笠井の里の開所式に行ってきました。
へき地医療を何とかしないとならない、その一環で岡山に笠井の里というデイサービスの施設がオープンしました。私は、大阪からメールでサポートすることになっています。日曜日に開所式があったので、出席してきました。
デイサービスの施設を作ったと言うので、ありきたりな建物を想像していました。鉄筋コンクリートの三階建、広めの駐車場。広めの病室のような居室、白衣を着たスタッフ。
ところが、予想に反して全く違ったものでした。古民家を改装しただけの場所に、小さなリハビリスペース。畳の部屋もありました。屋内には、立派な梁と、わらぶき屋根がむき出しになっています。スタッフは、作務衣を着ていますし、昔農機具を置いていたんだろう部屋には、古いものが展示されていました。それと、車一台しか通れないような山道を登って行った、山奥なんです。
古民家を残すためにはどうしたらいいだろうかというところから、話が始まったようです。誰も済むものがいなくなった古民家ですが、いろんな人の思い出の場所だったのです。それをどうすれば、残していけるかってところから、デイサービスの施設を作ったのです。地区の方は、大喜びでなんとかサポートしていきたいと。老人会も大歓迎。山里の地を大事にしたいと言う人たちの思いがこもっていました。

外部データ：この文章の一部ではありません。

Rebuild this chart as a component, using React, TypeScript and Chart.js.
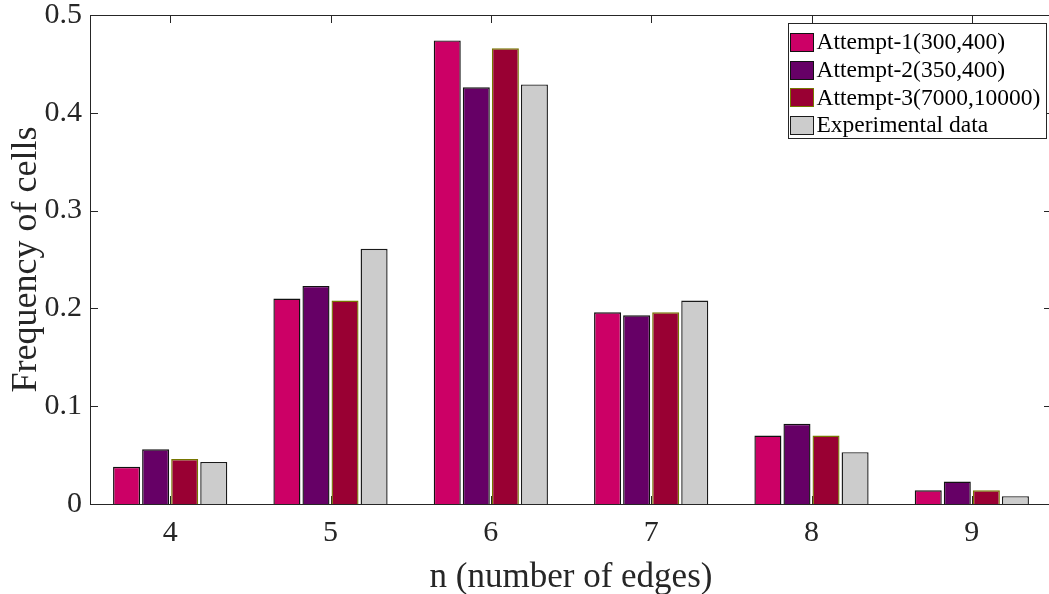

リハビリには、最新の機械が入っていました。介護になる前に予防しないとならない、そういった思いが作った器械だそうです。まだ、研究段階だそうですが、コンピューター管理で、各個人に合わせたプログラムができるようなので、期待できます。大阪にも、リハビリ専門病院、脳外科の急性期病院で、理学療法士たちが頑張っているので、是非持ち込んでほしいと思いました。
ご夫婦の夢だったようで、開所式でふたり並んで、本当に感慨深い様子でした。岡山では、同級生の整形外科医が、サポートしてくれます。開所式も同行してくれました。現地の医者と、大阪からのバックアップ。新しい考え方のサポートができると思います。
これを作った人は、東京の会社の会長まで務めた人です。エリートですよ。でも、やりたいことがあるからとやめて、会社を二つ起こしていました。北海道での乳がん啓発セミナーを頼まれたことがきっかけで、何度か会って話をしていました。紳士的な服装で、東京的な落ち着いた話しぶりだったので、てっきりかなり年上だと思っていました。だいぶたって、実は同い年なんですよと聞かされて、びっくり仰天しました。
なにも、その年から苦労しなくてもと思うことはいっぱいありました。彼も、今からが大変です。過去にもありました。動物病院をしている7歳くらい年上の先生です。動物病院の3階で、ギターを弾いて聞かせてくれていました。ある新聞の募集記事から知り合ったのです。メンバー募集って。メンバーにはなれないけど、バンドやってますって連絡したら、近くの動物病院の先生だったんです。
彼も、動物病院を立て直しました。それでなくても、経営が大変だったのに、なんで作ったんですかって聞くと、夢だったんですって。気持ちが穏やかになるログハウスの動物病院は、動物たちにとっても、素敵な場所なんだろうなと思います。そこの、二階でライブが催されました。男女二人の演奏は、ギターとバイオリンという異色のもので、本当にびっくりしました。
常識なんて、くそくらえだな。その時、そう思いました。会社作るのもありだね、バンドのメンバーにそう話をしました。医者を取り巻く医療関係者のほうが大変なことになってる。それをサポートしよう。それがきっかけで、ITの会社を作ったんです。ITの技術で、作業の効率化を測れば、みんな楽になるよって。
財産なげうってでも、やりたいことがある。そういう人は、応援していきたいものです。再び岡山をおとづれて、お年寄りたちの昔話を聞いてみたいと思います。昔話をしたくなるような、空間ですからね。